In his petition for habeas corpus, the appellant contended that he was denied his constitutional rights to due process of law in that he was denied the right and faculties to appeal the judgment of conviction. Appellant was tired for murder and convicted of manslaughter and sentenced to 20 years in prison. The record shows without dispute that appellant was represented by appointed counsel; that after the trial appellant advised his appointed counsel that he desired to appeal and the trial attorney was of the opinion that no basis existed for appealing the case because he knew of no error that was committed in the trial of the case because all of the rulings of the court made upon the trial were in favor of the accused and because the effort granted all of the accused's request to charge the jury. "The advisability of appealing a judgment of conviction is a question which appointed counsel who heard the evidence and observed the conduct of his client's trial has a right to determine. Cobb v. State, 218 Ga. 10 (126 SE2d 231)
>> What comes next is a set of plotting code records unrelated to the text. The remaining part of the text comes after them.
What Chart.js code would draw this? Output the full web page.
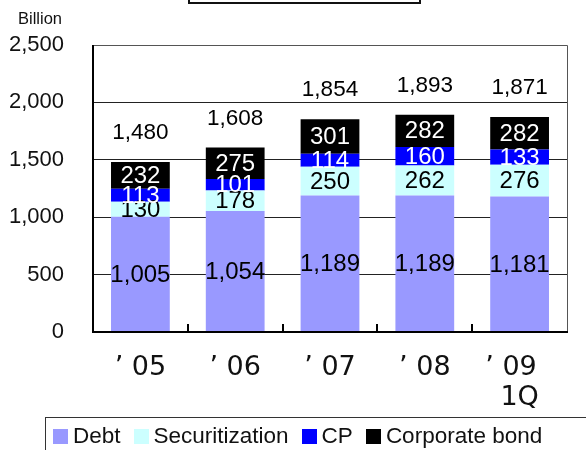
<!DOCTYPE html>
<html>
<head>
<meta charset="utf-8">
<script src="https://cdn.jsdelivr.net/npm/chart.js@4"></script>
<style>
  html, body { margin: 0; padding: 0; background: #fff; }
  body { width: 586px; height: 450px; position: relative; overflow: hidden; font-family: "Liberation Sans", Arial, sans-serif; }
  #wrap { position: absolute; left: 0; top: 0; width: 586px; height: 450px; }
  .title-box { position: absolute; left: 188px; top: -30px; width: 229px; height: 30px; border: 2px solid #111; }
  .unit { position: absolute; left: 18px; top: 9px; font-size: 16.5px; color: #111; }
  .legend {
    position: absolute; left: 45px; top: 417px; width: 600px; height: 60px;
    border: 1.5px solid #333; display: flex; align-items: flex-start;
    padding: 5px 0 0 7px; box-sizing: border-box; font-size: 22.5px; color: #111;
  }
  .legend-item { display: flex; align-items: center; margin-right: 13px; white-space: nowrap; }
  .legend-dot { width: 15px; height: 15px; margin-right: 5px; }
</style>
</head>
<body>
<div id="wrap"><canvas id="finChart" width="586" height="450"></canvas></div>
<div class="title-box"></div>
<div class="unit">Billion</div>
<div class="legend" id="finLegend"></div>
<script>
// ────────────────────────────────────────────────
// Data
// ────────────────────────────────────────────────
const categories = ['’ 05', '’ 06', '’ 07', '’ 08', ['’ 09  ', '1Q']];
const debt = [1005, 1054, 1189, 1189, 1181];
const securitization = [130, 178, 250, 262, 276];
const cp = [113, 101, 114, 160, 133];
const corporateBond = [232, 275, 301, 282, 282];
const totals = [1480, 1608, 1854, 1893, 1871];
const yTicks = [0, 500, 1000, 1500, 2000, 2500];

const SERIES = [
  { label: 'Debt', data: debt, color: '#9999ff', text: '#000' },
  { label: 'Securitization', data: securitization, color: '#ccffff', text: '#000' },
  { label: 'CP', data: cp, color: '#0000ff', text: '#fff' },
  { label: 'Corporate bond', data: corporateBond, color: '#000000', text: '#fff' },
];

// ────────────────────────────────────────────────
// Plugins: value labels + frame
// ────────────────────────────────────────────────
const valueLabels = {
  id: 'valueLabels',
  afterDatasetsDraw(chart) {
    const ctx = chart.ctx;
    const yScale = chart.scales.y;
    ctx.save();
    ctx.textAlign = 'center';
    ctx.textBaseline = 'middle';
    ctx.font = '24px "Liberation Sans", Arial, sans-serif';
    chart.data.datasets.forEach((ds, i) => {
      const meta = chart.getDatasetMeta(i);
      ctx.fillStyle = SERIES[i].text;
      meta.data.forEach((bar, j) => {
        const mid = (bar.y + bar.base) / 2;
        ctx.fillText(ds.data[j].toLocaleString('en-US'), bar.x, mid + 1);
      });
    });
    // totals above the stacks
    ctx.fillStyle = '#000';
    ctx.font = '22.5px "Liberation Sans", Arial, sans-serif';
    const first = chart.getDatasetMeta(0);
    totals.forEach((t, j) => {
      const x = first.data[j].x;
      const y = yScale.getPixelForValue(t) - 29;
      ctx.fillText(t.toLocaleString('en-US'), x, y);
    });
    ctx.restore();
  }
};

const frame = {
  id: 'frame',
  afterDraw(chart) {
    const { ctx, chartArea: a } = chart;
    ctx.save();
    // top + right border
    ctx.strokeStyle = '#555';
    ctx.lineWidth = 1;
    ctx.beginPath();
    ctx.moveTo(a.left, a.top + 0.5);
    ctx.lineTo(a.right + 0.5, a.top + 0.5);
    ctx.lineTo(a.right + 0.5, a.bottom);
    ctx.stroke();
    // category separators on the x axis
    ctx.strokeStyle = '#000';
    ctx.lineWidth = 2;
    const step = (a.right - a.left) / categories.length;
    for (let i = 1; i < categories.length; i++) {
      const x = Math.round(a.left + step * i);
      ctx.beginPath();
      ctx.moveTo(x, a.bottom);
      ctx.lineTo(x, a.bottom - 8);
      ctx.stroke();
    }
    // left + bottom axes
    ctx.beginPath();
    ctx.moveTo(a.left, a.top);
    ctx.lineTo(a.left, a.bottom);
    ctx.lineTo(a.right + 1, a.bottom);
    ctx.stroke();
    ctx.restore();
  }
};

// ────────────────────────────────────────────────
// Chart
// ────────────────────────────────────────────────
const ctx = document.getElementById('finChart').getContext('2d');
new Chart(ctx, {
  type: 'bar',
  data: {
    labels: categories,
    datasets: SERIES.map(s => ({
      label: s.label,
      data: s.data,
      backgroundColor: s.color,
      borderWidth: 0,
      categoryPercentage: 1,
      barPercentage: 0.62,
    })),
  },
  options: {
    responsive: false,
    animation: false,
    layout: { padding: { top: 45, right: 19, left: 0, bottom: 0 } },
    plugins: { legend: { display: false }, tooltip: { enabled: false } },
    scales: {
      x: {
        stacked: true,
        grid: { display: false, drawTicks: false },
        border: { display: false },
        ticks: {
          color: '#111',
          font: { family: 'DejaVu Sans', size: 27, lineHeight: 1.12 },
          padding: 21,
          maxRotation: 0,
        },
        afterFit: scale => { scale.height = 118; },
      },
      y: {
        stacked: true,
        min: 0,
        max: 2500,
        afterBuildTicks: scale => { scale.ticks = yTicks.map(v => ({ value: v })); },
        grid: { color: '#222', lineWidth: 1, drawTicks: false },
        border: { display: false },
        ticks: {
          color: '#111',
          font: { family: 'Liberation Sans', size: 22 },
          padding: 29,
          callback: v => v.toLocaleString('en-US'),
        },
        afterFit: scale => { scale.width = 93; },
      },
    },
  },
  plugins: [valueLabels, frame],
});

// Legend
const legendEl = document.getElementById('finLegend');
SERIES.forEach(s => {
  const item = document.createElement('div');
  item.className = 'legend-item';
  item.innerHTML = `<div class="legend-dot" style="background:${s.color}"></div>${s.label}`;
  legendEl.appendChild(item);
});
</script>
</body>
</html>
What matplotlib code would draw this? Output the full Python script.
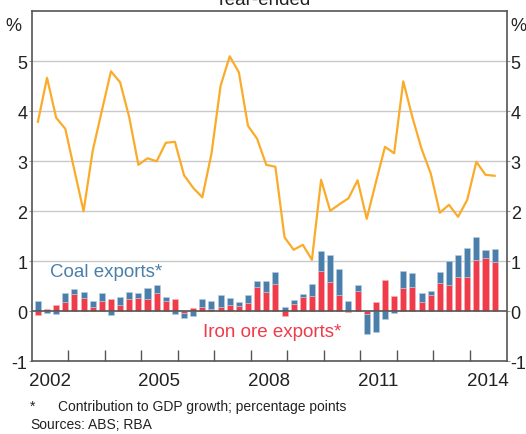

; Balkcom v. Roberts, 221 Ga. 339 (144 SE2d 524)
." Burton v. Brown, 222 Ga. 564 (1) (150 SE2d 636)
. Since the evidence shows that appellant's appointed counsel made an affirmative determination, as was his right to do in conducting his defense, that no basis for an appeal existed, it does not appear that the appellant was denied the right to counsel on appeal. In view of this evidence, the trial court did not err in holding that none of the appellant's constitutional rights had been denied him and in remanding him to the custody of the warden.
Arthur K. Bolton, Attorney General, Harold N. Hill, Jr., Executive Assistant Attorney General, Marion O. Gordon, Courtney Wilder Stanton, Assistant Attorneys General, for appellee.